A planned merger between cannabis multistate operators Columbia Care and Cresco Labs valued at $2 billion has been called off, according to a statement from the two companies released on Monday.
Chicago-based Cresco Labs announced in March 2022 that it had come to an agreement to acquire Columbia Care, headquartered in New York, in an all-stock deal valued at approximately $2 billion. In February, the two companies unveiled a revised plan to give the firms more time to divest assets in some markets to comply with regulatory requirements.
Each already one of the largest vertically integrated cannabis companies in the United States, the planned deal between the two firms would have created the largest marijuana business in the country. But on Monday, the two companies announced that they had come to a mutual agreement to walk away from the deal, citing the regulatory and business climate facing the regulated cannabis industry. No penalties or fees related to the mutual agreement to terminate the merger will be incurred by either company.
“In light of the evolving landscape in the cannabis industry, we believe the decision to terminate the planned transaction is in the long-term interest of Cresco Labs and our shareholders,” Charles Bachtell, CEO and co-founder of Cresco Labs, said in a statement from the company.
Bachtell added that this is a “tough economic time” for the cannabis industry as a whole and that Cresco will refocus on its core business, including a “swift restructuring of low-margin operations.”
Cannabis Industry Facing Challenges
CNBC reported on Monday that the deal began to fall through when the companies failed to divest assets necessary to achieve regulatory approval by a deadline that passed on June 30. Under state licensing laws, the companies were required to relinquish assets in some markets where both firms were doing business.
In addition to the regulatory issues faced by Columbia Care and Cresco Labs, the cannabis industry as a whole has been hampered by the continued illegality of marijuana at the federal level. Sales of regulated cannabis have declined in some of the first states to legalize marijuana as markets mature, while an entrenched underground industry continues to flourish.
Additionally, the failure of Congress to pass the Secure and Fair Enforcement (SAFE) Banking Act, a bill that would give state-legal cannabis companies access to traditional financial services, has led to a steep drop in investment in the industry. Federal regulations also impinge on regulated cannabis companies’ ability to carry out vital business functions, as was made clear last week when Mastercard warned banks and payment processors to stop allowing debit transactions for purchases of cannabis products.
Cresco Labs has a market capitalization of about $700 million, down from about $2 billion when the deal was announced, according to CNBC, while Columbia Care’s market value is about $200 million. In addition to the cancellation of the merger, the two companies noted that a November 2022 agreement to divest certain New York, Illinois and Massachusetts assets of Cresco and Columbia Care to an entity owned and controlled by Sean “Diddy” Combs has also been terminated, effective July 28, 2023.

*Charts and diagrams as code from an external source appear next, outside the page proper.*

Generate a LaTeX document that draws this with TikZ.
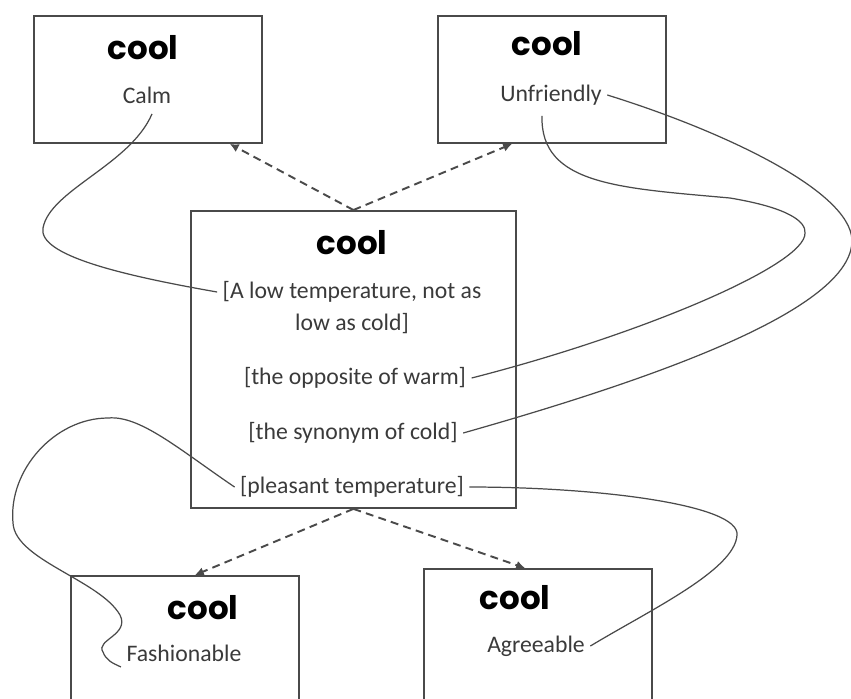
\documentclass[tikz,border=0pt]{standalone}
\usepackage{fontspec}
\setmainfont{Carlito}
\newfontfamily\headfont{Poppins}
\usetikzlibrary{arrows.meta}
\definecolor{linegray}{HTML}{4A4A4A}
\definecolor{textgray}{HTML}{3A3A3A}
\tikzset{
  wordbox/.style={draw=linegray, line width=1.1pt, minimum width=4.56cm, anchor=north west},
  headword/.style={font=\headfont\bfseries\fontsize{18.5}{20}\selectfont},
  sense/.style={font=\fontsize{13.5}{15}\selectfont, text=textgray, inner sep=3pt},
  link/.style={draw=linegray, line width=0.7pt},
  relation/.style={draw=linegray, line width=1.1pt, dash pattern=on 4.5pt off 3pt, -{Latex[length=5pt,width=5pt]}}
}
\begin{document}
\begin{tikzpicture}[x=0.02cm,y=-0.02cm]
\useasboundingbox (0,0) rectangle (851,698);
\clip (0,0) rectangle (851,698);
\node[wordbox, minimum height=2.54cm] (calmbox) at (33,15) {};
\node[wordbox, minimum height=2.54cm] (unfrbox) at (437,15) {};
\node[wordbox, minimum width=6.5cm, minimum height=5.94cm] (midbox) at (190,210) {};
\node[wordbox, minimum height=2.8cm] (fashbox) at (70,575) {};
\node[wordbox, minimum height=2.8cm] (agrbox) at (423,568) {};
\node[headword] (calmhead) at (143,48) {cool};
\node[sense] (calm) at (147,95) {Calm};
\node[headword] (unfrhead) at (547,44) {cool};
\node[sense] (unfr) at (551,95) {Unfriendly};
\node[headword] (midhead) at (352,243) {cool};
\node[sense] (low1) at (352,292) {[A low temperature, not as};
\node[sense] (low2) at (352,324) {low as cold]};
\node[sense] (opp) at (355,378) {[the opposite of warm]};
\node[sense] (syn) at (353,433) {[the synonym of cold]};
\node[sense] (pleas) at (352,487) {[pleasant temperature]};
\node[headword] (fashhead) at (203,608) {cool};
\node[sense] (fash) at (184,653) {Fashionable};
\node[headword] (agrhead) at (515,598) {cool};
\node[sense] (agree) at (536,646) {Agreeable};
\draw[relation] (midbox.north) -- ([xshift=-0.66cm]calmbox.south east);
\draw[relation] (midbox.north) -- ([xshift=1.5cm]unfrbox.south west);
\draw[relation] (midbox.south) -- ([xshift=2.5cm]fashbox.north west);
\draw[relation] (midbox.south) -- ([xshift=2.04cm]agrbox.north west);
\draw[link] ([xshift=0.1cm,yshift=-0.1cm]calm.south) .. controls (130,165) and (50,190) .. (43,228) .. controls (38,255) and (120,275) .. (low1.west);
\draw[link] ([xshift=-0.18cm,yshift=-0.1cm]unfr.south) .. controls (540,185) and (620,188) .. (730,198) .. controls (790,208) and (806,222) .. (805,233) .. controls (806,265) and (640,335) .. (opp.east);
\draw[link] (unfr.east) .. controls (720,130) and (850,190) .. (852,240) .. controls (853,310) and (650,380) .. (syn.east);
\draw[link] (pleas.west) .. controls (180,450) and (140,415) .. (108,418) .. controls (55,418) and (8,470) .. (13,523) .. controls (15,560) and (100,580) .. (120,615) .. controls (130,635) and (95,640) .. (103,652) .. controls (106,660) and (112,663) .. (fash.south west);
\draw[link] (pleas.east) .. controls (600,487) and (740,505) .. (737,535) .. controls (735,570) and (650,610) .. (agree.east);
\end{tikzpicture}
\end{document}
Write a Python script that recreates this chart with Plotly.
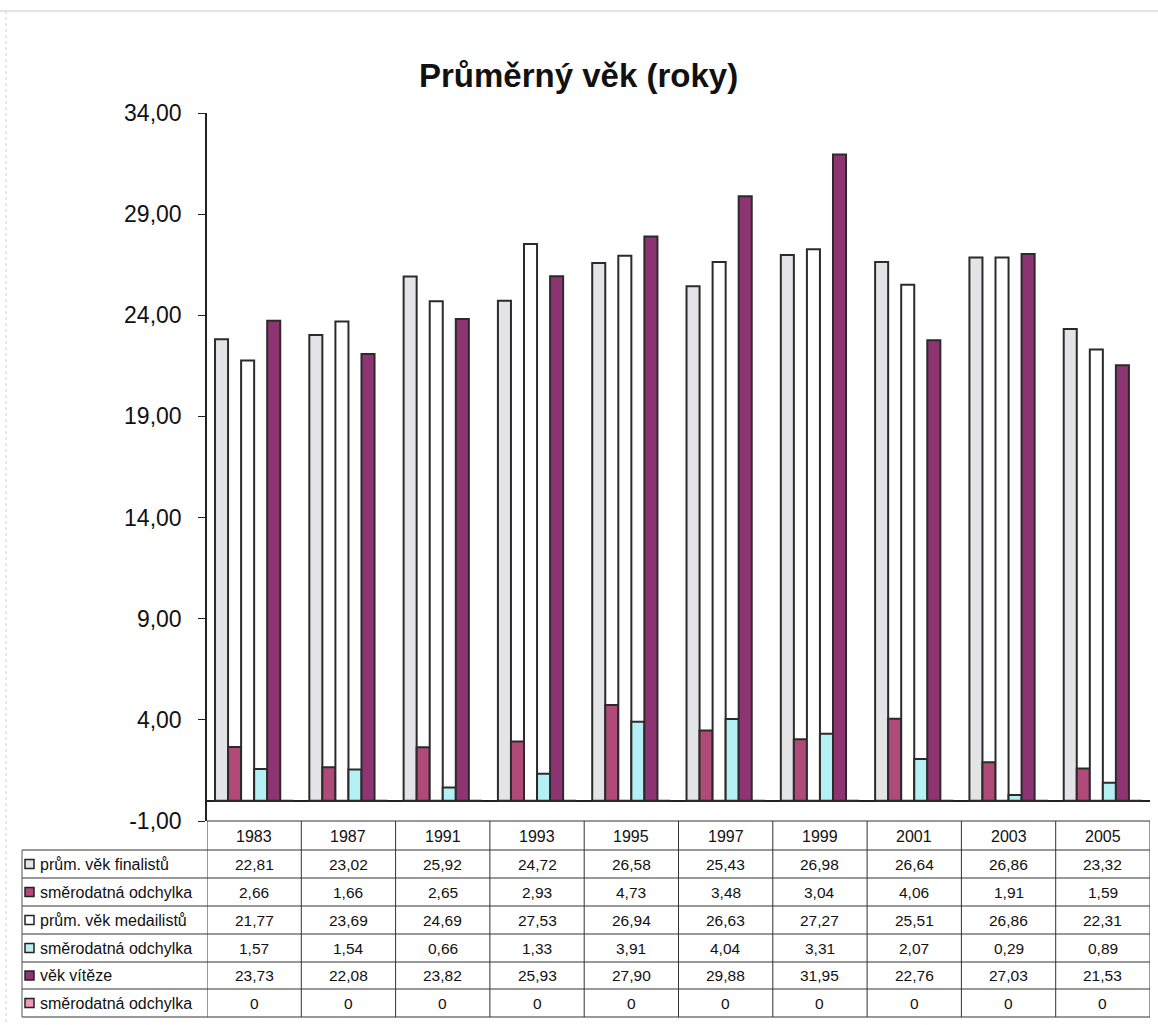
import plotly.graph_objects as go

# Categories (years of the championships)
years = ["1983", "1987", "1991", "1993", "1995", "1997", "1999", "2001", "2003", "2005"]

# Series values
prum_vek_finalistu = [22.81, 23.02, 25.92, 24.72, 26.58, 25.43, 26.98, 26.64, 26.86, 23.32]
odchylka_finalistu = [2.66, 1.66, 2.65, 2.93, 4.73, 3.48, 3.04, 4.06, 1.91, 1.59]
prum_vek_medailistu = [21.77, 23.69, 24.69, 27.53, 26.94, 26.63, 27.27, 25.51, 26.86, 22.31]
odchylka_medailistu = [1.57, 1.54, 0.66, 1.33, 3.91, 4.04, 3.31, 2.07, 0.29, 0.89]
vek_viteze = [23.73, 22.08, 23.82, 25.93, 27.90, 29.88, 31.95, 22.76, 27.03, 21.53]
odchylka_viteze = [0, 0, 0, 0, 0, 0, 0, 0, 0, 0]

# Y axis ticks
y_ticks = [-1, 4, 9, 14, 19, 24, 29, 34]

series = [
    ("prům. věk finalistů", prum_vek_finalistu, "#e4e4e6"),
    ("směrodatná odchylka", odchylka_finalistu, "#b04a78"),
    ("prům. věk medailistů", prum_vek_medailistu, "#ffffff"),
    ("směrodatná odchylka", odchylka_medailistu, "#b4f0f4"),
    ("věk vítěze", vek_viteze, "#8e3473"),
    ("směrodatná odchylka", odchylka_viteze, "#ee9ab8"),
]

W, H = 1158, 1025
FONT = "Liberation Sans, Arial, sans-serif"


def py(px):
    """Pixel row -> paper y."""
    return 1 - px / H


def px_x(px):
    return px / W


def fmt_dec(v):
    """Czech decimal format with comma and two decimals."""
    return f"{v:.2f}".replace(".", ",")


def fmt(v):
    if v == 0:
        return "0"
    return fmt_dec(v)


plot_left, plot_right = 207, 1150
plot_top, plot_bottom = 113, 821

fig = go.Figure()
for name, vals, color in series:
    fig.add_trace(go.Bar(
        x=years, y=vals, name=name,
        marker=dict(color=color, line=dict(color="#2b2b2b", width=2)),
        showlegend=False,
    ))

# Data table under the plot
row_edges = [821, 850, 878, 906, 934, 962, 989, 1017]
line_col = "#333333"
shapes = []
# horizontal lines across the data columns
for i, r in enumerate(row_edges):
    x0 = px_x(22) if i >= 1 else px_x(plot_left)
    shapes.append(dict(type="line", xref="paper", yref="paper",
                       x0=x0, x1=px_x(plot_right), y0=py(r), y1=py(r),
                       line=dict(color=line_col, width=1)))
# vertical lines at category boundaries
for k in range(len(years) + 1):
    shapes.append(dict(type="line", xref="x", yref="paper",
                       x0=k - 0.5, x1=k - 0.5, y0=py(row_edges[0]), y1=py(row_edges[-1]),
                       line=dict(color=line_col, width=1)))
# left edge of the legend column
shapes.append(dict(type="line", xref="paper", yref="paper",
                   x0=px_x(22), x1=px_x(22), y0=py(row_edges[1]), y1=py(row_edges[-1]),
                   line=dict(color="#555555", width=1)))

# faint outer frame of the chart sheet
shapes.append(dict(type="line", xref="paper", yref="paper",
                   x0=0, x1=1, y0=py(11), y1=py(11),
                   line=dict(color="#c8c8c8", width=1)))
shapes.append(dict(type="line", xref="paper", yref="paper",
                   x0=px_x(6), x1=px_x(6), y0=py(11), y1=py(1025),
                   line=dict(color="#d0d0d0", width=1, dash="dot")))

annotations = []
# year header row
for k, yr in enumerate(years):
    annotations.append(dict(x=k, y=py((row_edges[0] + row_edges[1]) / 2 + 1), xref="x", yref="paper",
                            xanchor="center", yanchor="middle",
                            text=yr, showarrow=False, font=dict(family=FONT, size=16, color="#111")))

for j, (name, vals, color) in enumerate(series):
    yc = py((row_edges[j + 1] + row_edges[j + 2]) / 2)
    for k, v in enumerate(vals):
        annotations.append(dict(x=k, y=yc, xref="x", yref="paper", text=fmt(v),
                                xanchor="center", yanchor="middle",
                                showarrow=False, font=dict(family=FONT, size=15.5, color="#111")))
    # legend key square
    shapes.append(dict(type="rect", xref="paper", yref="paper",
                       x0=px_x(25), x1=px_x(34), y0=yc - 4.5 / H, y1=yc + 4.5 / H,
                       fillcolor=color, line=dict(color="#222", width=1.5)))
    annotations.append(dict(x=px_x(38), y=yc, xref="paper", yref="paper", text=name,
                            xanchor="left", yanchor="middle", showarrow=False,
                            font=dict(family=FONT, size=16, color="#111")))

# chart title
annotations.append(dict(x=px_x(578), y=py(76), xref="paper", yref="paper",
                        xanchor="center", yanchor="middle",
                        text="<b>Průměrný věk (roky)</b>", showarrow=False,
                        font=dict(family=FONT, size=33, color="#111")))

fig.update_layout(
    width=W, height=H, autosize=False,
    margin=dict(l=0, r=0, t=0, b=0, pad=0, autoexpand=False),
    paper_bgcolor="white", plot_bgcolor="white",
    barmode="group", bargap=0.17, bargroupgap=0,
    xaxis=dict(domain=[px_x(plot_left), px_x(plot_right)], showticklabels=False,
               showline=False, showgrid=False, ticks="", range=[-0.5, len(years) - 0.5],
               automargin=False),
    yaxis=dict(domain=[py(plot_bottom), py(plot_top)], range=[-1, 34],
               tickmode="array", tickvals=y_ticks, ticktext=[fmt_dec(v) for v in y_ticks],
               showgrid=False,
               showline=True, linecolor="#222", linewidth=1.5,
               ticks="outside", ticklen=7, tickcolor="#222",
               zeroline=True, zerolinecolor="#222", zerolinewidth=1.5,
               tickfont=dict(family=FONT, size=23, color="#111"),
               ticklabelstandoff=12, automargin=False),
    shapes=shapes,
    annotations=annotations,
)

fig.write_html("out.html")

Scrapping Merger ‘The Best Path Forward’
Nicholas Vita, the CEO and co-founder of Columbia Care, said that scrapping the planned deal was the best option for both businesses.
“After careful consideration, we are confident in the mutual decision to move forward as separate, standalone companies. This is the best path forward for Columbia Care’s employees, customers, and shareholders. We are thankful for the collaboration and partnership with the Cresco team throughout this extensive process,” said Vita. “Over the last 16 months we have reviewed every aspect of our business, remained decisive and have made substantive changes that significantly improved our operations — positioning us with significant strategic and operational strength at this inflection point in the company’s history.
Lucas C. McCann, Ph.D., the co-founder and chief scientific officer of the cannabis regulatory and compliance consulting firm CannDelta, says that the “announcement of the failed merger between Cresco and Columbia Health is an alarming trend in the cannabis industry across the country.” But he adds that the news might result in a better business environment for independent operators down the road.
“The silver lining in this situation might be the opportunities it opens up for smaller businesses. The saying ‘Be Small, Keep it All’ seems to continue to be true for emerging and mature cannabis markets, such as New York,” McCann said, where fees for large operators are high compared to those for micro businesses, “making it prohibitively expensive for big businesses to thrive in these markets.”